Dir: Alfred Hitchcock         Comedy / Drama / Thriller / Romance       stars 4
Overview
Suspicion is an American comedy thriller film first released in 1941, directed by Alfred Hitchcock.  The film stars Cary Grant, Joan Fontaine, Cedric Hardwicke, Nigel Bruce and Dame May Whitty.  Our overall rating for this film is: very good.


Suspicion poster
Synopsis
From the moment they first met, sitting opposite one another on a train, Lina MacKinlaw knew that Johnnie Aysgarth would be the love of her life.  A marriage hastily ensues but it isn’t until after the honeymoon that Lina discovers that Johnnie hasn’t a penny to his name.  An inveterate gambler and wastrel, Johnnie is up to his eyes in debt and Lina is horrfied when she later discovers that he was dismissed for stealing from his employer.  To raise money, Johnny goes into partnership with an old friend, Beaky Thwaite, the latter putting up the capital to start a real estate business.  Not long after they decide to wind up the scheme, Beaky is killed in a road accident in Paris, before he can take his money out of the company.  When Lina learns that Johnnie was not where he claimed to be at the time of Beaky’s death, she draws the obvious conclusion.  How long will it be before he kills her...?


Film Review
Suspicion is classic Hitchcock - a suspenseful psychological thriller which takes a darkly comedic look at one of the director’s obsessions: the institution of marriage.  The film gives Cary Grant his first leading role in a Hitchcock film – three more were to follow, culminating in North By Northwest (1959).  The female lead was played Joan Fontaine, who had previously starred in Hitchcock’s Rebecca (1950), a film which has many similarities with this one.  Fontaine won the Best Actress Oscar for her role in this film.  There’s also a nice turn from Nigel Bruce, playing a dim but very likable Britisher with a penchant for Donald Duck impressions.

Suspicion deals with a recurring theme in Hitchcock’s work – the duality of human nature.  The perceived dual character of the film’s hero/villain - played superbly by Grant in one of his best performances – is accentuated by the atmospheric film noir-style cinematography.  The stark shadows projected onto the walls and floor of the marital home give the impression that the heroine is caught in a spider’s web from which death is the only escape.  We never quite know whether the threat is real or imaginary, until the last moment.

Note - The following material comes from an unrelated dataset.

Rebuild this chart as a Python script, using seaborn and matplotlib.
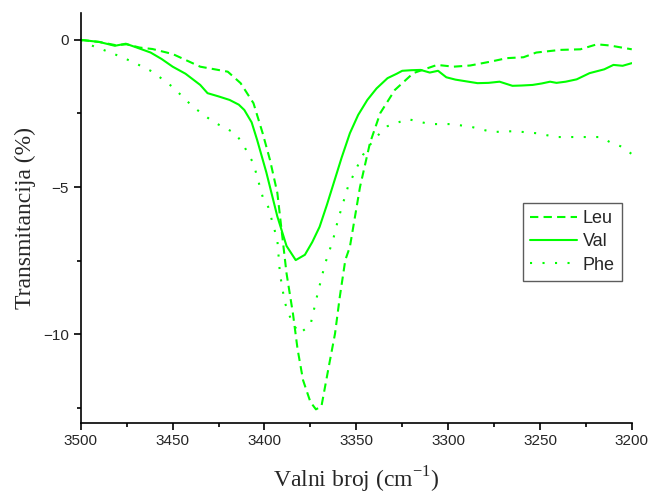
import numpy as np
import pandas as pd
import matplotlib
matplotlib.use("Agg")
import matplotlib.pyplot as plt
from matplotlib.ticker import MultipleLocator
import seaborn as sns

# --- data ---
leu_x = [3500, 3490, 3481, 3475, 3468, 3461, 3450, 3435, 3420, 3413, 3406, 3401,
         3397, 3393, 3388, 3384.5, 3382, 3379, 3375, 3372, 3369, 3365, 3361.6,
         3359, 3356, 3353.5, 3348, 3342.6, 3337, 3329, 3319, 3306, 3297, 3288,
         3277, 3268, 3259, 3252, 3239, 3228, 3219, 3212, 3200]
leu_y = [0.0, -0.07, -0.18, -0.15, -0.26, -0.31, -0.48, -0.91, -1.08, -1.47, -2.15, -3.17,
         -4.08, -5.2, -7.93, -9.3, -10.5, -11.56, -12.3, -12.55, -12.45, -11.1, -9.98,
         -8.73, -7.48, -7.03, -5.0, -3.51, -2.49, -1.7, -1.13, -0.85, -0.91, -0.87,
         -0.74, -0.62, -0.59, -0.43, -0.34, -0.32, -0.15, -0.19, -0.32]

val_x = [3500, 3490, 3481.5, 3475.5, 3470, 3462, 3456, 3450, 3443, 3435, 3431, 3425,
         3419, 3414, 3411, 3407, 3404, 3399, 3393, 3388, 3383, 3378, 3374, 3370,
         3366, 3363, 3358, 3353.5, 3349, 3344, 3339, 3333, 3328, 3325, 3320, 3315,
         3310, 3305.5, 3301, 3296, 3292, 3284, 3278, 3272, 3268, 3265, 3260, 3254,
         3249, 3244.5, 3241, 3236, 3230, 3223, 3215, 3210, 3205, 3200]
val_y = [0.0, -0.07, -0.2, -0.13, -0.25, -0.43, -0.65, -0.91, -1.15, -1.53, -1.81, -1.92,
         -2.04, -2.2, -2.38, -2.8, -3.4, -4.5, -6.0, -7.0, -7.48, -7.3, -6.87, -6.35,
         -5.6, -5.0, -4.0, -3.17, -2.55, -2.04, -1.65, -1.3, -1.15, -1.05, -1.03, -1.02,
         -1.11, -1.05, -1.27, -1.35, -1.39, -1.47, -1.46, -1.42, -1.5, -1.56, -1.55, -1.53,
         -1.48, -1.42, -1.46, -1.42, -1.34, -1.13, -1.0, -0.85, -0.88, -0.79]

phe_x = [3500, 3495, 3483, 3472, 3461, 3450, 3439, 3428, 3416, 3412, 3406, 3401,
         3398, 3393, 3391.6, 3389, 3385, 3381, 3375, 3371, 3367, 3362.7, 3360, 3354.6,
         3349.6, 3346.4, 3342.6, 3338, 3333, 3322, 3310, 3298, 3287, 3276, 3264, 3252,
         3241, 3229, 3217, 3212, 3205, 3200]
phe_y = [0.0, -0.17, -0.45, -0.74, -1.08, -1.6, -2.27, -2.78, -3.17, -3.51, -4.2, -5.33,
         -5.67, -6.8, -7.93, -8.91, -9.6, -9.97, -9.69, -8.6, -7.6, -6.8, -6.12, -5.0,
         -4.32, -3.91, -3.57, -3.23, -2.93, -2.69, -2.86, -2.86, -2.96, -3.13, -3.1, -3.17,
         -3.3, -3.3, -3.3, -3.47, -3.64, -3.88]

series_names = ["Leu", "Val", "Phe"]


def main():
    sns.set_style("ticks")
    plt.rcParams["font.family"] = ["Liberation Sans", "DejaVu Sans"]

    df = pd.concat([
        pd.DataFrame({"x": leu_x, "y": leu_y, "uzorak": "Leu"}),
        pd.DataFrame({"x": val_x, "y": val_y, "uzorak": "Val"}),
        pd.DataFrame({"x": phe_x, "y": phe_y, "uzorak": "Phe"}),
    ], ignore_index=True)

    green = "#00ff00"
    styles = {"Leu": (0, (4, 2.5)), "Val": "-", "Phe": (0, (1, 5))}

    fig = plt.figure(figsize=(6.52, 4.96), dpi=100)
    ax = fig.add_axes([0.124, 0.148, 0.845, 0.825])

    for name in series_names:
        sub = df[df["uzorak"] == name]
        sns.lineplot(data=sub, x="x", y="y", ax=ax, color=green, lw=1.5,
                     linestyle=styles[name], label=name, sort=False,
                     estimator=None)

    ax.set_xlim(3500, 3200)
    ax.set_ylim(-13.0, 0.9)
    ax.xaxis.set_major_locator(MultipleLocator(50))
    ax.xaxis.set_minor_locator(MultipleLocator(25))
    ax.yaxis.set_major_locator(MultipleLocator(5))
    ax.yaxis.set_minor_locator(MultipleLocator(2.5))
    ax.tick_params(which="major", direction="out", length=5, width=1.2,
                   labelsize=11, color="black")
    ax.tick_params(which="minor", direction="out", length=3, width=1.2,
                   color="black")

    sns.despine(ax=ax)
    for side in ["left", "bottom"]:
        ax.spines[side].set_linewidth(1.2)
        ax.spines[side].set_color("black")

    ax.set_xlabel("Valni broj (cm$^{\\mathregular{-1}}$)",
                  family="Liberation Serif", fontsize=17, labelpad=12)
    ax.set_ylabel("Transmitancija (%)", family="Liberation Serif",
                  fontsize=17, labelpad=5)

    # legend box sits below the right-hand plateau
    leg = ax.legend(loc="upper left", bbox_to_anchor=(0.803, 0.537),
                    fontsize=13, frameon=True, fancybox=False,
                    edgecolor="#333333", handlelength=2.6, handletextpad=0.3,
                    borderpad=0.4, labelspacing=0.35, borderaxespad=0)
    leg.get_frame().set_linewidth(1.0)

    fig.savefig("out.png", dpi=100)


if __name__ == "__main__":
    main()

The film itself has a something of schizoid nature.  It begins as a light-hearted romantic comedy, but gradually darkens as our suspicions over the Cary Grant character grow, and the second half of the film is much more recognisable as a Hitchcock thriller.  The film was originally to have had a much darker ending, in which the heroine allowed herself to be murdered by her husband, but the studio bosses at RKO vetoed this to preserve Cary Grant’s nice guy image.  As a result, the film has a contrived happy ending which looks like a sloppy last-minute alteration and virtually undermines everything that preceded it.